Alexander Lukashenko, president of Belarus, has said that the $223 tax—approximately a month’s wages in the country—will “instill discipline in the work-shy.”

According to the BBC, about 400 people were arrested in the capital city of Minsk last weekend during an unlawful protest against the new tax that included “petrol bombs and arms-laden cars.”

Presidential Decree number 3, familiarly known as the “spongers” or “freeloaders” tax, was first signed into law in 2015 and proposed fining people who had not worked for six months.

At the time, Lukashenko contended that the fine would “stimulate able-bodied citizens to engage in labor activity and fulfill their constitutional obligation to participate in financing state expenditures.”

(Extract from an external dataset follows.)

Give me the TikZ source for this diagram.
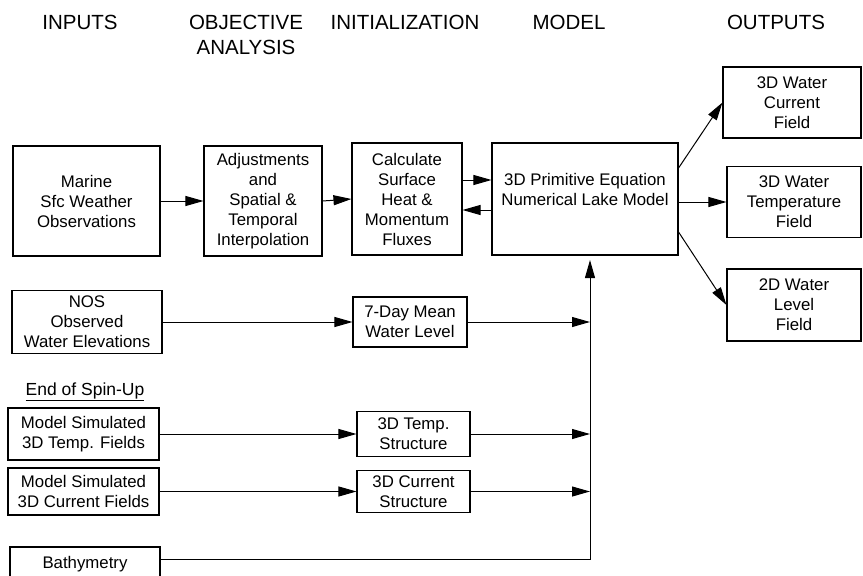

Failure to pay the tax, or take on low-paying menial work, could ultimately result in jail time for non-compliant Belarussians.

The law aims to fight the similar criminal offense of “social parasitism” that was a statute during the Soviet era to punish people who “intentionally don’t work.”

In a country of 9.5 million people, approximately 500,000 are thought to be out of work in an economy that is largely centrally planned and dependent on government intervention.

One of the arrested protesters, Yevgeny Radkevich, a 19-year-old unemployed repairman, was recently freed from a seven-day jail stay and told the AP, “We have to go out and speak of our dissatisfaction so that the government doesn’t consider us to be slaves.”

The protests are against more than the tax. Many people in Belarus have had enough of Lukashenko who has ruled for 23 years and been called Europe’s “last dictator.”

Dissent is usually not tolerated in Belarus. However, in an apparent effort to please the West and reduce Minsk’s reliance on Moscow, the government had allowed prior protests to occur without arrests. In an effort to stop the protests, Lukashenko agreed to delay the initiation of the “freeloaders tax” but refused to rescind the measure, which did little to pacify demonstrators.

The weekend’s arrests indicate that the government’s tolerance has now ceased.